Records shown:
"""
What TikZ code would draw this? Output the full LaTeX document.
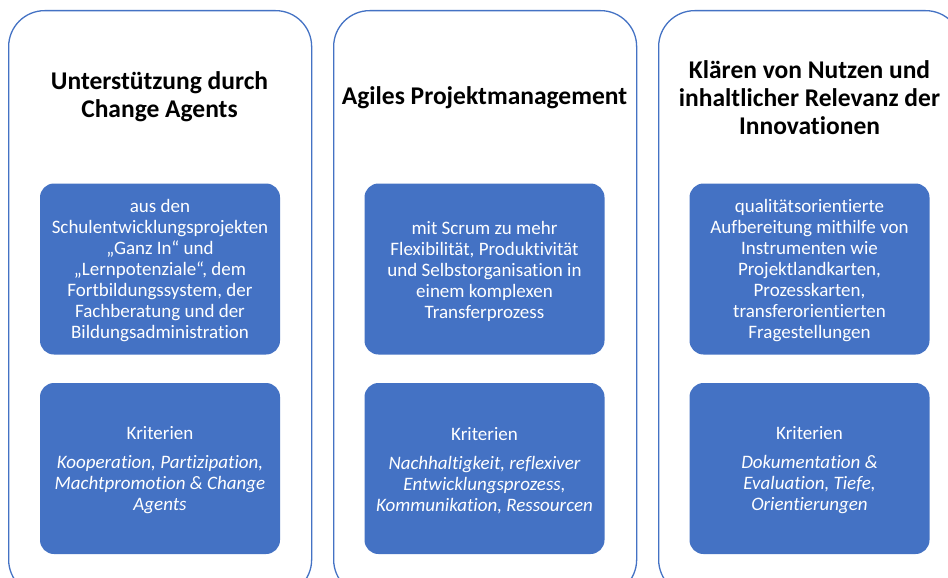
\documentclass[tikz,border=0pt]{standalone}
\usepackage{fontspec}
\setmainfont{Carlito}[Ligatures=NoCommon]
\definecolor{ablue}{HTML}{4472C4}
\begin{document}
\begin{tikzpicture}[x=1pt,y=-1pt,
  panel/.style={draw=ablue, line width=1.3pt, rounded corners=36pt, minimum width=303pt, minimum height=585pt, anchor=north west, inner sep=0pt},
  box/.style={fill=ablue, rounded corners=14pt, minimum width=240pt, minimum height=171pt, inner sep=0pt},
  boxtext/.style={align=center, text=white, inner sep=0pt, font=\fontsize{19}{21}\selectfont},
  ttl/.style={font=\fontsize{25.5}{28}\selectfont\bfseries, align=center, text=black}]
\useasboundingbox (0,0) rectangle (948,578);
\clip (0,0) rectangle (948,578);
\fill[white] (0,0) rectangle (948,578);
\node[panel] (p1) at (8,10) {};
\node[panel] (p2) at (333,10) {};
\node[panel] (p3) at (658,10) {};
\node[ttl] (t1) at (159.5,97) {Unterstützung durch\\Change Agents};
\node[ttl] (t2) at (484.5,97.5) {Agiles Projektmanagement};
\node[ttl] (t3) at (809.5,97.5) {Klären von Nutzen und\\inhaltlicher Relevanz der\\Innovationen};
\node[box] (a1) at (160,269) {};
\node[box] (a2) at (484.5,269) {};
\node[box] (a3) at (809.5,269) {};
\node[box] (k1) at (160,468.5) {};
\node[box] (k2) at (484.5,468.5) {};
\node[box] (k3) at (809.5,468.5) {};
\node[boxtext] (a1t) at ([yshift=-2pt]a1.center) {aus den\\Schulentwicklungsprojekten\\„Ganz In“ und\\„Lernpotenziale“, dem\\Fortbildungssystem, der\\Fachberatung und der\\Bildungsadministration};
\node[boxtext] (a2t) at ([yshift=-2pt]a2.center) {mit Scrum zu mehr\\Flexibilität, Produktivität\\und Selbstorganisation in\\einem komplexen\\Transferprozess};
\node[boxtext] (a3t) at ([yshift=-2pt]a3.center) {qualitätsorientierte\\Aufbereitung mithilfe von\\Instrumenten wie\\Projektlandkarten,\\Prozesskarten,\\transferorientierten\\Fragestellungen};
\node[boxtext] (k1t) at ([yshift=-2pt]k1.center) {Kriterien\\[8pt]\itshape Kooperation, Partizipation,\\\itshape Machtpromotion \& Change\\\itshape Agents};
\node[boxtext] (k2t) at ([yshift=-2pt]k2.center) {Kriterien\\[8pt]\itshape Nachhaltigkeit, reflexiver\\\itshape Entwicklungsprozess,\\\itshape Kommunikation, Ressourcen};
\node[boxtext] (k3t) at ([yshift=-2pt]k3.center) {Kriterien\\[8pt]\itshape Dokumentation \&\\\itshape Evaluation, Tiefe,\\\itshape Orientierungen};
\end{tikzpicture}
\end{document}
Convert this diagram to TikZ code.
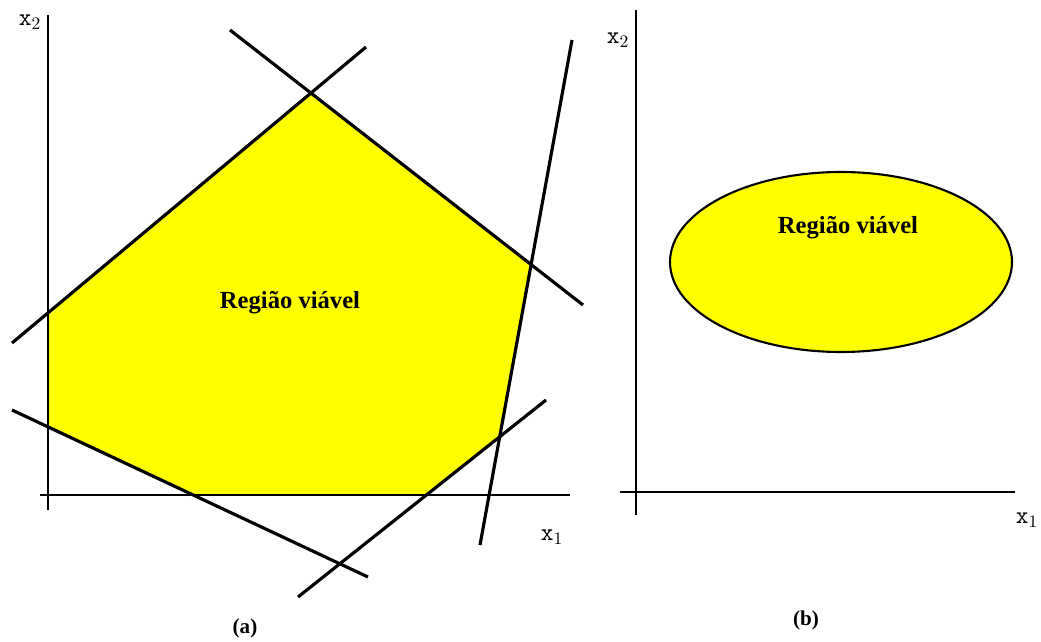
\documentclass[tikz,border=0pt]{standalone}
\usepackage{fontspec}
\setmainfont{Liberation Serif}
\definecolor{feasyellow}{RGB}{255,255,0}
\usetikzlibrary{positioning,calc}

\begin{document}
\begin{tikzpicture}[
  x=0.02cm, y=-0.02cm,
  axis/.style={line width=0.9pt,black},
  cons/.style={line width=1.8pt,black},
  region/.style={fill=feasyellow},
  axlabel/.style={font=\fontsize{14}{14}\ttfamily},
  reglabel/.style={font=\fontsize{14}{14}\bfseries},
  caption/.style={font=\fontsize{12}{12}\bfseries},
]
  \useasboundingbox (0,0) rectangle (1041,642);

  % (a) axes and constraint lines
  \coordinate (ya0) at (48,510);
  \coordinate (ya1) at (48,15);
  \coordinate (xa0) at (40,495);
  \coordinate (xa1) at (570,495);
  \coordinate (c1a) at (12,343);  \coordinate (c1b) at (366,47);
  \coordinate (c2a) at (230,30);  \coordinate (c2b) at (583,305);
  \coordinate (c3a) at (572,40);  \coordinate (c3b) at (480,545);
  \coordinate (c4a) at (298,597); \coordinate (c4b) at (546,400);
  \coordinate (c5a) at (12,410);  \coordinate (c5b) at (368,577);

  % (a) feasible polygon
  \fill[region] (intersection of ya0--ya1 and c1a--c1b)
    -- (intersection of c1a--c1b and c2a--c2b)
    -- (intersection of c2a--c2b and c3a--c3b)
    -- (intersection of c3a--c3b and c4a--c4b)
    -- (intersection of c4a--c4b and xa0--xa1)
    -- (intersection of xa0--xa1 and c5a--c5b)
    -- (intersection of c5a--c5b and ya0--ya1) -- cycle;

  \draw[axis] (ya0) -- (ya1);
  \draw[axis] (xa0) -- (xa1);
  \node[axlabel] (x2a) at (30,22) {x$_2$};
  \node[axlabel] (x1a) at (552,537) {x$_1$};

  \foreach \c in {c1,c2,c3,c4,c5}
    \draw[cons] (\c a) -- (\c b);

  \node[reglabel] (rega) at (290,303) {Região viável};
  \node[caption] (capa) at (245,628) {(a)};

  % (b) axes
  \coordinate (yb0) at (636,515);
  \coordinate (yb1) at (636,10);
  \coordinate (xb0) at (620,492);
  \coordinate (xb1) at (1015,492);
  \draw[axis] (yb0) -- (yb1);
  \draw[axis] (xb0) -- (xb1);
  \node[axlabel] (x2b) at (618,40) {x$_2$};
  \node[axlabel] (x1b) at (1027,520) {x$_1$};

  % (b) feasible ellipse
  \draw[region,line width=1.2pt] (841,262) ellipse [x radius=171, y radius=90];
  \node[reglabel] (regb) at (848,228) {Região viável};
  \node[caption] (capb) at (806,620) {(b)};
\end{tikzpicture}
\end{document}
"""
Exercise task: Of the lines above, how many hold the word "draw"? Say the number alone.

Task result: 8